たまたま本屋で見かけた絵本、気になったので読んでみました。
『よいことと わるいことって、なに?』文:オスカー・ブルニフィエ(訳:西宮かおり) 絵:クレマン・ドゥボー
疑問と答えで哲学する
表紙に「こども哲学」と書いてある通り、絵本を通して子どもに哲学と教えるシリーズのようです。
とてもかわいい絵柄ですが、内容的には「おなかがへったらどろぼうしてもいいとおもう?」「どんなときにもおやのいうことをきかなきゃだめ?」など、子どもが素朴に疑問に思いそうなこと、でも、親もなかなか返答に窮してしまいそうな事柄について書かれています。
それぞれの疑問について、断定的な回答をするのではなく、回答をいくつか示し、それぞれに「そうだね、でも…」と、実はそうじゃないんじゃないかと考えるヒントが挙げられています。
更なる疑問で哲学する
例えば、「おなかがへったらどろぼうしてもいいとおもう?」に「だめ、どろぼうはわることだから」と、一般的に親が言いそうな回答をした後に、「そうだね…でも、それがわることだって、だれが言ったの?」「そうだね…でも、生きているあいだじゅう、いいことばっかりしてられる?」など疑問を投げかけます。
その後、「だめだよ、ひとのものをとっちゃいけないんだ。
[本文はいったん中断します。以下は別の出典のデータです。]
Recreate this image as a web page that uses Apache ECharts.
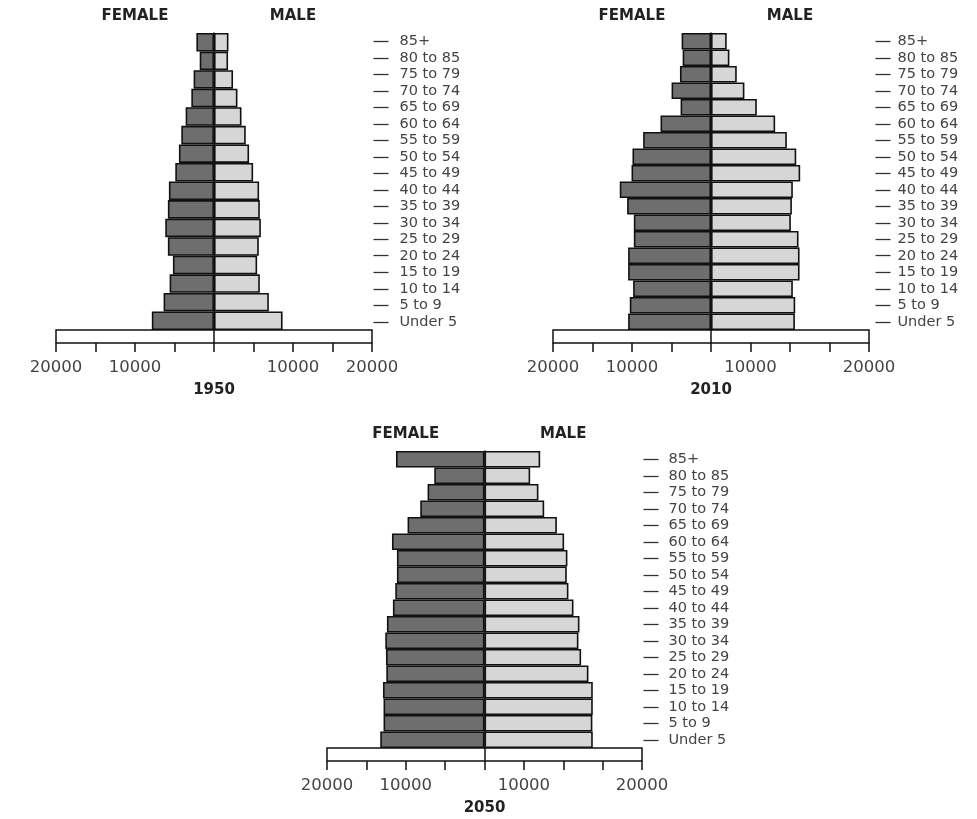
<!DOCTYPE html>
<html><head><meta charset="utf-8">
<script src="https://cdn.jsdelivr.net/npm/echarts@6/dist/echarts.min.js"></script>
<style>html,body{margin:0;padding:0;background:#fff}#c{width:977px;height:819px}</style>
</head><body><div id="c"></div>
<script>
// ---- data ----
const ageLabels = ['85+','80 to 85','75 to 79','70 to 74','65 to 69','60 to 64','55 to 59','50 to 54','45 to 49','40 to 44','35 to 39','30 to 34','25 to 29','20 to 24','15 to 19','10 to 14','5 to 9','Under 5'];
// the 1950 pyramid in the source is drawn with 16 bands (top to bottom)
const bands1950 = ['b1','b2','b3','b4','b5','b6','b7','b8','b9','b10','b11','b12','b13','b14','b15','b16'];
const female1950 = [2230,1810,2580,2870,3590,4140,4440,4900,5710,5840,6170,5840,5200,5620,6380,7870];
const male1950   = [1830,1780,2410,2970,3480,4020,4440,4950,5710,5800,5930,5670,5460,5800,6940,8680];
const female2010 = [3720,3590,3930,4990,3850,6390,8590,9940,10060,11550,10620,9770,9770,10490,10490,9860,10280,10490];
const male2010   = [1990,2330,3260,4230,5800,8120,9600,10790,11290,10360,10240,10110,11080,11210,11210,10360,10660,10620];
const female2050 = [11240,6380,7230,8160,9770,11750,11120,11120,11330,11630,12390,12600,12510,12470,12890,12820,12820,13240];
const male2050   = [7070,5800,6850,7580,9190,10110,10530,10450,10660,11300,12060,11930,12270,13200,13750,13750,13700,13750];
const tickText = ['20000','10000','10000','20000'];
const tickVals1950 = [-20000,-10000,10000,20000];
const tickVals2010 = [-20000,-10000,5000,20000];
const tickVals2050 = [-20000,-10000,5000,20000];

// ---- layout ----
const panels = [
  {year:'1950', cats:bands1950, female:female1950, male:male1950, tv:tickVals1950, left:56, top:33, width:316, offset:1.5, margin:26},
  {year:'2010', cats:ageLabels, female:female2010, male:male2010, tv:tickVals2010, left:553, top:33, width:316, offset:6.5, margin:22},
  {year:'2050', cats:ageLabels, female:female2050, male:male2050, tv:tickVals2050, left:327, top:451, width:315, offset:1.5, margin:25}
];
const H = 297, BOX = 13;
const FONT = 'DejaVu Sans';
const grid = [], xAxis = [], yAxis = [], series = [], graphic = [];
panels.forEach((p, i) => {
  grid.push({left:p.left, top:p.top, width:p.width, height:H});
  grid.push({left:p.left, top:p.top + H, width:p.width, height:BOX, show:true, borderColor:'#111', borderWidth:1.5, backgroundColor:'#fff'});
  xAxis.push({gridIndex:2*i, type:'value', min:-20000, max:20000, show:false});
  xAxis.push({gridIndex:2*i+1, type:'value', min:-20000, max:20000, interval:5000,
    axisLine:{show:false}, splitLine:{show:false},
    axisTick:{show:true, length:9, lineStyle:{color:'#111', width:1.5}},
    axisLabel:{margin:16, fontSize:16.5, color:'#444', fontFamily:FONT,
      formatter: v => { const k = p.tv.indexOf(v); return k >= 0 ? tickText[k] : ''; }}});
  yAxis.push({gridIndex:2*i, type:'category', data:p.cats, inverse:true,
    axisLine:{show:true, onZero:true, lineStyle:{color:'#111', width:1.5}},
    axisTick:{show:false}, axisLabel:{show:false}, splitLine:{show:false}});
  yAxis.push({gridIndex:2*i, type:'category', data:ageLabels, inverse:true, position:'right', offset:p.offset,
    axisLine:{show:false, onZero:false},
    axisTick:{show:true, alignWithLabel:true, interval:0, length:15, lineStyle:{color:'#333', width:1.3}},
    axisLabel:{interval:0, margin:p.margin, fontSize:14.5, color:'#444', fontFamily:FONT},
    splitLine:{show:false}});
  yAxis.push({gridIndex:2*i+1, type:'value', min:0, max:1,
    axisLine:{show:true, onZero:true, lineStyle:{color:'#111', width:1.5}},
    axisTick:{show:false}, axisLabel:{show:false}, splitLine:{show:false}});
  series.push({type:'bar', name:'FEMALE', xAxisIndex:2*i, yAxisIndex:3*i, data:p.female.map(v => -v),
    barGap:'-100%', barCategoryGap:0, silent:true,
    itemStyle:{color:'#6e6e6e', borderColor:'#111', borderWidth:1.6}});
  series.push({type:'bar', name:'MALE', xAxisIndex:2*i, yAxisIndex:3*i, data:p.male,
    barGap:'-100%', barCategoryGap:0, silent:true,
    itemStyle:{color:'#d6d6d6', borderColor:'#111', borderWidth:1.6}});
  const cx = p.left + p.width / 2;
  const mk = (text, x, y) => ({type:'text', x:x, y:y, silent:true,
    style:{text:text, font:'bold 15px "' + FONT + '"', fill:'#222', align:'center', verticalAlign:'middle', textAlign:'center', textVerticalAlign:'middle'}});
  graphic.push(mk('FEMALE', cx - p.width / 4, p.top - 17));
  graphic.push(mk('MALE', cx + p.width / 4, p.top - 17));
  graphic.push(mk(p.year, cx, p.top + H + 60));
});

const chart = echarts.init(document.getElementById('c'), null, {renderer:'canvas'});
chart.setOption({animation:false, backgroundColor:'#fff', grid, xAxis, yAxis, series, graphic});
</script>
</body></html>
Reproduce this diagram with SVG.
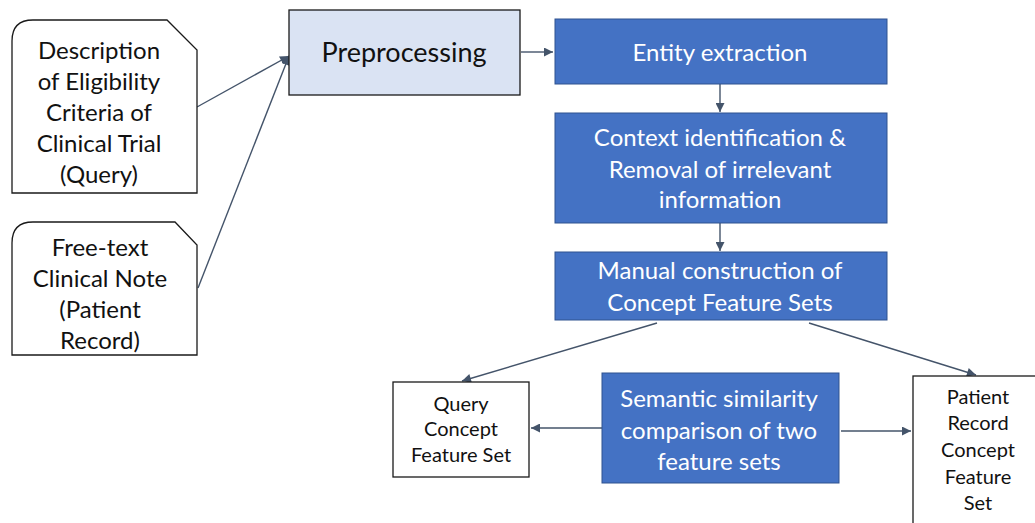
<svg xmlns="http://www.w3.org/2000/svg" width="1035" height="523" viewBox="0 0 1035 523">
  <defs>
    <marker id="arrow" viewBox="0 0 10 10" refX="10" refY="5" markerWidth="10" markerHeight="9" markerUnits="userSpaceOnUse" orient="auto">
      <path d="M0,0 L10,5 L0,10 Z" fill="#44546A"/>
    </marker>
    <style>
      .doc { fill: #ffffff; stroke: #1a1a1a; stroke-width: 1.3; }
      .pre { fill: #DAE3F3; stroke: #1a1a1a; stroke-width: 1.3; }
      .step { fill: #4472C4; stroke: #2F528F; stroke-width: 1; }
      .out { fill: #ffffff; stroke: #1a1a1a; stroke-width: 1.3; }
      .edge { fill: none; stroke: #44546A; stroke-width: 1.4; marker-end: url(#arrow); }
      text { font-family: Lato, "Open Sans", "Liberation Sans", sans-serif; text-anchor: middle; }
      .dark { fill: #111111; font-size: 24px; }
      .light { fill: #ffffff; font-size: 24px; }
      .small { fill: #111111; font-size: 20px; }
    </style>
  </defs>
  <rect width="1035" height="523" fill="#ffffff"/>

  <g id="connectors">
    <line class="edge" x1="197" y1="107" x2="289" y2="56"/>
    <line class="edge" x1="198" y1="288" x2="289" y2="56"/>
    <line class="edge" x1="521" y1="52" x2="553" y2="52"/>
    <line class="edge" x1="720" y1="84" x2="720" y2="112"/>
    <line class="edge" x1="720" y1="223" x2="720" y2="251"/>
    <line class="edge" x1="657" y1="323" x2="462" y2="381"/>
    <line class="edge" x1="809" y1="323" x2="976" y2="375"/>
    <line class="edge" x1="602" y1="428" x2="531" y2="428"/>
    <line class="edge" x1="841" y1="431" x2="911" y2="431"/>
  </g>

  <g id="eligibility-criteria">
    <path class="doc" d="M12,193 L12,41 Q12,20 33,20 L167,20 L197,50 L197,193 Z"/>
    <text class="dark" x="99" y="59">Description</text>
    <text class="dark" x="99" y="90">of Eligibility</text>
    <text class="dark" x="99" y="121">Criteria of</text>
    <text class="dark" x="99" y="152">Clinical Trial</text>
    <text class="dark" x="99" y="183">(Query)</text>
  </g>

  <g id="clinical-note">
    <path class="doc" d="M12,355 L12,243 Q12,222 33,222 L175,222 L197,245 L197,355 Z"/>
    <text class="dark" x="100" y="256">Free-text</text>
    <text class="dark" x="100" y="287">Clinical Note</text>
    <text class="dark" x="100" y="318">(Patient</text>
    <text class="dark" x="100" y="349">Record)</text>
  </g>

  <g id="preprocessing">
    <rect class="pre" x="289" y="10" width="231" height="85"/>
    <text class="dark" x="404" y="62" style="font-size:27px">Preprocessing</text>
  </g>

  <g id="entity-extraction">
    <rect class="step" x="555" y="19" width="332" height="65"/>
    <text class="light" x="720" y="61">Entity extraction</text>
  </g>

  <g id="context-identification">
    <rect class="step" x="555" y="113" width="332" height="110"/>
    <text class="light" x="720" y="146">Context identification &amp;</text>
    <text class="light" x="720" y="178">Removal of irrelevant</text>
    <text class="light" x="720" y="208">information</text>
  </g>

  <g id="manual-construction">
    <rect class="step" x="555" y="252" width="332" height="68"/>
    <text class="light" x="720" y="279">Manual construction of</text>
    <text class="light" x="720" y="311">Concept Feature Sets</text>
  </g>

  <g id="semantic-similarity">
    <rect class="step" x="602" y="373" width="237" height="110"/>
    <text class="light" x="719" y="407">Semantic similarity</text>
    <text class="light" x="719" y="439">comparison of two</text>
    <text class="light" x="719" y="470">feature sets</text>
  </g>

  <g id="query-features">
    <rect class="out" x="393" y="382" width="136" height="95"/>
    <text class="small" x="461" y="411">Query</text>
    <text class="small" x="461" y="436">Concept</text>
    <text class="small" x="461" y="462">Feature Set</text>
  </g>

  <g id="patient-features">
    <rect class="out" x="913" y="376" width="130" height="160"/>
    <text class="small" x="978" y="404">Patient</text>
    <text class="small" x="978" y="430">Record</text>
    <text class="small" x="978" y="457">Concept</text>
    <text class="small" x="978" y="484">Feature</text>
    <text class="small" x="978" y="510">Set</text>
  </g>
</svg>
」と答えた後、「そうだね…でも、おなかがぺこぺこで死にそうだったとしても?」と、さらに疑問を投げかけています。
このように、回答と、それに対する疑問が続いており、続けて読んでいくとこの絵本の題名の通り「よいことと わるいことって、なに?」ということについて、考えてしまいます。
まさに、この絵本が子供たちに対して、また、子どもたちを教育する大人たちに対して問いかけていることだと思います。
結論から哲学する
この回答と疑問をなんどか繰り返した後、著者自身の解説が入ります。これも断定的なものではなく、これまでの回答と疑問をまとめて、さらに考えさせられる内容になっています。
そのあとに、「この問いについて考えることは、つまり…」と「おなかがへったらどろぼうしてもいいとおもう?」という問いについて考えることの意味を、例えば「…法律やルールが、世の中でどんな役にたっているのか、考えてみること。」など、何点かポイントを挙げ、その章を終わらせています。
このように、最初から最後まで、断定的な答えや常識的な考えを押し付けるのではなく、ひとつひとつの問題に深く考えさせるような構成になっています。
かわいい絵柄の絵本を見ながら、子どもとともに哲学的な問題について考えることのできる、とても素晴らしい絵本だと思います。